Task details: Would you retype, exactly and without the pictures, the lines between the line holding "Clone this chart" and the line holding "const pct = (v: number)", inclusive, and nothing else?

——

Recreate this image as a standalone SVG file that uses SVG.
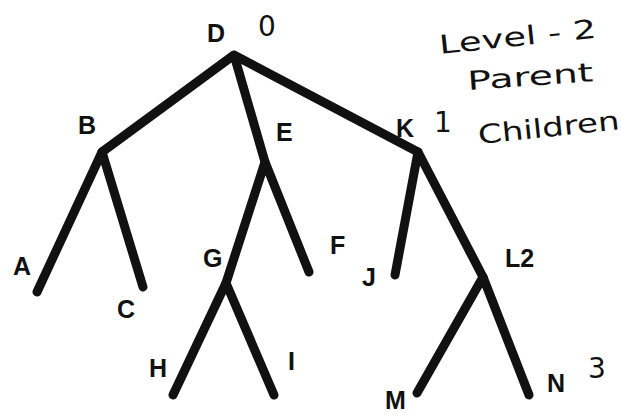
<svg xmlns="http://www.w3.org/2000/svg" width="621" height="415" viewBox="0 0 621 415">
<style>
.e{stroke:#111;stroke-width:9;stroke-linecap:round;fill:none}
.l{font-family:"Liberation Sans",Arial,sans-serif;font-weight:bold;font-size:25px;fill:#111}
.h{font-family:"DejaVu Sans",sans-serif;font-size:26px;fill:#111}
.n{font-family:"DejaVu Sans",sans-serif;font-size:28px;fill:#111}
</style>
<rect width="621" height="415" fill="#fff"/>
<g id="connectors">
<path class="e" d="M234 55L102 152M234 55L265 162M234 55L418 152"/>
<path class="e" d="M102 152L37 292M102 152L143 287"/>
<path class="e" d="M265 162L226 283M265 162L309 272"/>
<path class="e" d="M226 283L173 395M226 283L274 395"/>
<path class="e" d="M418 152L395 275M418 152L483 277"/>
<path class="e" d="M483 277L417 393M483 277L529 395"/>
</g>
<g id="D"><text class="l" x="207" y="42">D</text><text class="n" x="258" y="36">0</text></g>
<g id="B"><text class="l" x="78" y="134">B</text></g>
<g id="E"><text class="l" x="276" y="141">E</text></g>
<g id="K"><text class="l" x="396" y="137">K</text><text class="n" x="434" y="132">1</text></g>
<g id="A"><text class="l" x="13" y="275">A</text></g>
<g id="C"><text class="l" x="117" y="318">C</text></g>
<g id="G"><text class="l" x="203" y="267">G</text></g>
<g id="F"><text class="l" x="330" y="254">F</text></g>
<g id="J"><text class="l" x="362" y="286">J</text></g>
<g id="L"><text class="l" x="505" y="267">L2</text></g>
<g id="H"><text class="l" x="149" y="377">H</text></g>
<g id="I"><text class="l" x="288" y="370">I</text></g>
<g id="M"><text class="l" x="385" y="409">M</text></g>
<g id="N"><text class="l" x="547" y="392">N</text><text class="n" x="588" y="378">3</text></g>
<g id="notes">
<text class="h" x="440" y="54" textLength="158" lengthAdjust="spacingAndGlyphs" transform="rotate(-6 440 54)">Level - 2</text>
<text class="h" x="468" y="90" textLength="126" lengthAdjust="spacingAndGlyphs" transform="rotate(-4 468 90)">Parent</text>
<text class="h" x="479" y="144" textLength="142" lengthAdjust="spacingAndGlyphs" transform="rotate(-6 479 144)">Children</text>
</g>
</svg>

——

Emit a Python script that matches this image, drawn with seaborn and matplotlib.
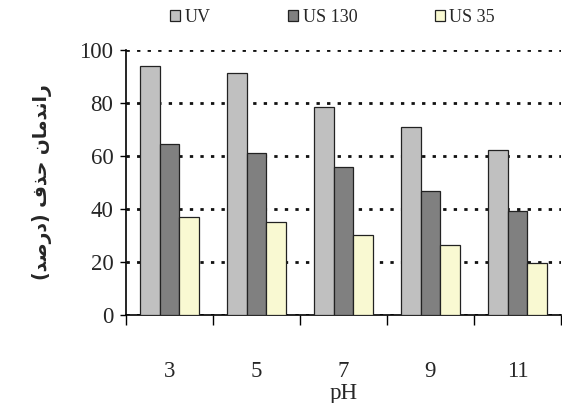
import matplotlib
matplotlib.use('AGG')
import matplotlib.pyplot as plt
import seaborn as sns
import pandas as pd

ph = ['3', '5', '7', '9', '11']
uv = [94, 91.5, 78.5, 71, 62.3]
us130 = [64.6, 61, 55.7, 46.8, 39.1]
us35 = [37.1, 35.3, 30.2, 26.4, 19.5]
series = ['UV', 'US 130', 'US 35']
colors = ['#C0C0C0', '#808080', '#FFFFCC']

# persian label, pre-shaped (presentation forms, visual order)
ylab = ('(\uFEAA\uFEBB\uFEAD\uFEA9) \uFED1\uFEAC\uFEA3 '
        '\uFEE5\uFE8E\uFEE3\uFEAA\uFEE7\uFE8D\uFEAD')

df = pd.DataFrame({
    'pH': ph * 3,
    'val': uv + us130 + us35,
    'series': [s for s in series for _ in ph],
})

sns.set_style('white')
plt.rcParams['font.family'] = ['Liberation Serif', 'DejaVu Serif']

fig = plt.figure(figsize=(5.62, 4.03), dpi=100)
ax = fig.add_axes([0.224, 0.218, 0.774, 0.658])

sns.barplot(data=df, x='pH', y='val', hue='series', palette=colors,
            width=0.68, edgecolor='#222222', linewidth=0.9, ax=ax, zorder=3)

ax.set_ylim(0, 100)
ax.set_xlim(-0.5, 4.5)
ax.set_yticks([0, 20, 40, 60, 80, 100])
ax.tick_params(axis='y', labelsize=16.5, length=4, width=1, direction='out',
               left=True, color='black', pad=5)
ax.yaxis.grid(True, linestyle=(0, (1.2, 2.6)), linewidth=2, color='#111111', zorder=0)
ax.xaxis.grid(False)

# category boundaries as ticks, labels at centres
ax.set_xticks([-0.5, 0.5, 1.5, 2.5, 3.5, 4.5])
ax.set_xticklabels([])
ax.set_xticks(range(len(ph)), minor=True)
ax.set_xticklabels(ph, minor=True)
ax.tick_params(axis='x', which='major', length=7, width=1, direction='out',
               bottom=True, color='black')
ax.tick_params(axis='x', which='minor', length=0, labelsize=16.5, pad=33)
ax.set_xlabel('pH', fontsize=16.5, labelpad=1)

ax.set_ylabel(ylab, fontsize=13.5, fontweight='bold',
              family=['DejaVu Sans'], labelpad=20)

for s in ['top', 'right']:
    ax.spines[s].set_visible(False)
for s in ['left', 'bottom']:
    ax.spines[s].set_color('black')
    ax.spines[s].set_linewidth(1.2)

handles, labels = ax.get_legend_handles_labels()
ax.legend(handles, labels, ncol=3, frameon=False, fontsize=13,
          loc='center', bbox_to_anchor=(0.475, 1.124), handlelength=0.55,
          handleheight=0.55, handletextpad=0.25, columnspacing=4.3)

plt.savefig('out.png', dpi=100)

——

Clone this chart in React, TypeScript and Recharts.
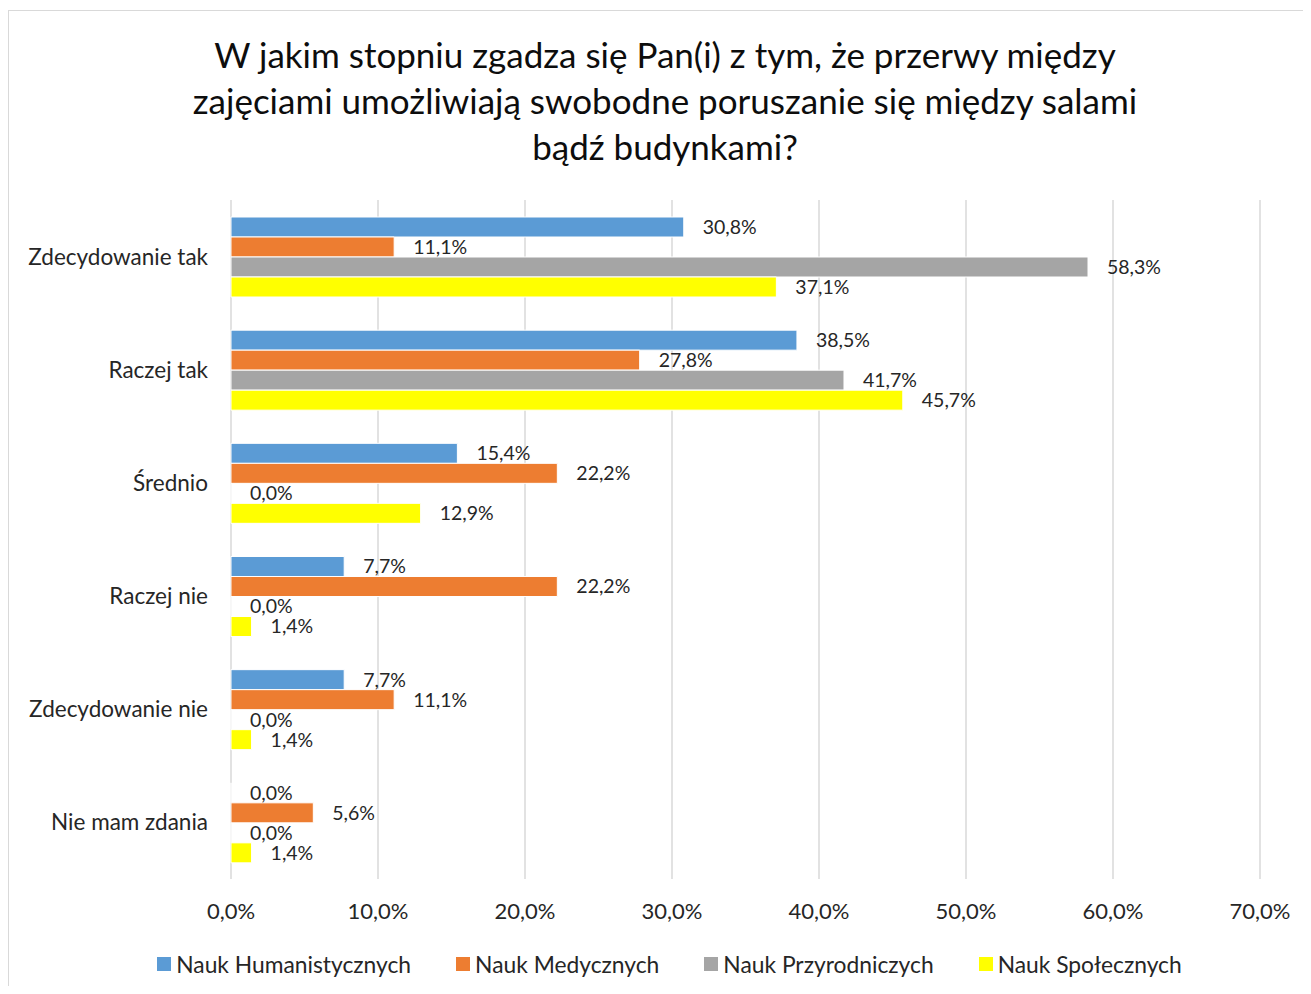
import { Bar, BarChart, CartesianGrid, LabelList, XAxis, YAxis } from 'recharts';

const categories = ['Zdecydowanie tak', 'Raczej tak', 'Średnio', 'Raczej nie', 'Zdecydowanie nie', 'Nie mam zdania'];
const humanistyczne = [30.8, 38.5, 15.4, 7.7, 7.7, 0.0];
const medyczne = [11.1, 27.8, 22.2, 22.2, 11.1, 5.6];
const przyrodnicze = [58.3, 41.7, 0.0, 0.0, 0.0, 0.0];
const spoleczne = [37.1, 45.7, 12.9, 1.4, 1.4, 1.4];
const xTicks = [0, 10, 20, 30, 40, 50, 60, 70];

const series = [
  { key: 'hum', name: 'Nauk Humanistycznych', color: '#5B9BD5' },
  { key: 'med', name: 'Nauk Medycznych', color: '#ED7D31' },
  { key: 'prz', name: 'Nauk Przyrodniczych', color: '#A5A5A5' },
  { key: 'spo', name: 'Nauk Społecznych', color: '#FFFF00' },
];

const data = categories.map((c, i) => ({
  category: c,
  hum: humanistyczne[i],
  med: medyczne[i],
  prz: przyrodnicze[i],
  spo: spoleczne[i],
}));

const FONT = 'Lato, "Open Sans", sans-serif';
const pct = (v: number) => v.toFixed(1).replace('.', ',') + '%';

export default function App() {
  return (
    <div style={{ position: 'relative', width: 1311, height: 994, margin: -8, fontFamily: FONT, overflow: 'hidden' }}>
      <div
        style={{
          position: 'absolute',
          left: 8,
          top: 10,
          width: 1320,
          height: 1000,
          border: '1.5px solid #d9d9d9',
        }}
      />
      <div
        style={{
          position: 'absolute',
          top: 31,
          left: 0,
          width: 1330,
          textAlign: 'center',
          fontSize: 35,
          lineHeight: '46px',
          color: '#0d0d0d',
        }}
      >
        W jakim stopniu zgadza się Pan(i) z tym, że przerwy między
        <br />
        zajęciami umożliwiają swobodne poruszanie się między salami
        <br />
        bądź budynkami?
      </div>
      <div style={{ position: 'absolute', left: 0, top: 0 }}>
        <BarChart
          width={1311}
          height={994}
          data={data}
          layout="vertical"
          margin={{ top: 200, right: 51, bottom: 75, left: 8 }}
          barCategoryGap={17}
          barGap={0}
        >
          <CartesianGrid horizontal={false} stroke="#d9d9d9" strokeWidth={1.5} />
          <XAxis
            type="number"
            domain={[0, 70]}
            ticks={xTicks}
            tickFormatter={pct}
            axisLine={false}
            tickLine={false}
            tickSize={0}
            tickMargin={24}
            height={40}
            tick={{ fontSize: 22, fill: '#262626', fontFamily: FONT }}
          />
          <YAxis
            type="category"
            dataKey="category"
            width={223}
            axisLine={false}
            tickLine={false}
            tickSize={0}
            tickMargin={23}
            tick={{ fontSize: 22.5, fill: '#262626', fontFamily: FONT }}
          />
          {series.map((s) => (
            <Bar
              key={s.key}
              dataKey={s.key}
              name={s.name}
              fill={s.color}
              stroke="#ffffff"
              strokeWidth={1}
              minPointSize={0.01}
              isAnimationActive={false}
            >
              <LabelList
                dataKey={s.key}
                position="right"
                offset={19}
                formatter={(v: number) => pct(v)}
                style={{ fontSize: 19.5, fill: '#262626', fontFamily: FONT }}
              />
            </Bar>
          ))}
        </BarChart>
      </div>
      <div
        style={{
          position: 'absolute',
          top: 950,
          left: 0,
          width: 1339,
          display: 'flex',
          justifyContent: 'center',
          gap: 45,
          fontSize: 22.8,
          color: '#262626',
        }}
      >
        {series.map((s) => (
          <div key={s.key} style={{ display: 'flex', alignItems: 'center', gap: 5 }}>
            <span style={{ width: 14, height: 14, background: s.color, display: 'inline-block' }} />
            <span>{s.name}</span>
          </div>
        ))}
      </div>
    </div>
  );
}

——

Solved problem:
Clone this chart in React, TypeScript and Recharts.
import { Bar, BarChart, CartesianGrid, LabelList, XAxis, YAxis } from 'recharts';

const categories = ['Zdecydowanie tak', 'Raczej tak', 'Średnio', 'Raczej nie', 'Zdecydowanie nie', 'Nie mam zdania'];
const humanistyczne = [30.8, 38.5, 15.4, 7.7, 7.7, 0.0];
const medyczne = [11.1, 27.8, 22.2, 22.2, 11.1, 5.6];
const przyrodnicze = [58.3, 41.7, 0.0, 0.0, 0.0, 0.0];
const spoleczne = [37.1, 45.7, 12.9, 1.4, 1.4, 1.4];
const xTicks = [0, 10, 20, 30, 40, 50, 60, 70];

const series = [
  { key: 'hum', name: 'Nauk Humanistycznych', color: '#5B9BD5' },
  { key: 'med', name: 'Nauk Medycznych', color: '#ED7D31' },
  { key: 'prz', name: 'Nauk Przyrodniczych', color: '#A5A5A5' },
  { key: 'spo', name: 'Nauk Społecznych', color: '#FFFF00' },
];

const data = categories.map((c, i) => ({
  category: c,
  hum: humanistyczne[i],
  med: medyczne[i],
  prz: przyrodnicze[i],
  spo: spoleczne[i],
}));

const FONT = 'Lato, "Open Sans", sans-serif';
const pct = (v: number) => v.toFixed(1).replace('.', ',') + '%';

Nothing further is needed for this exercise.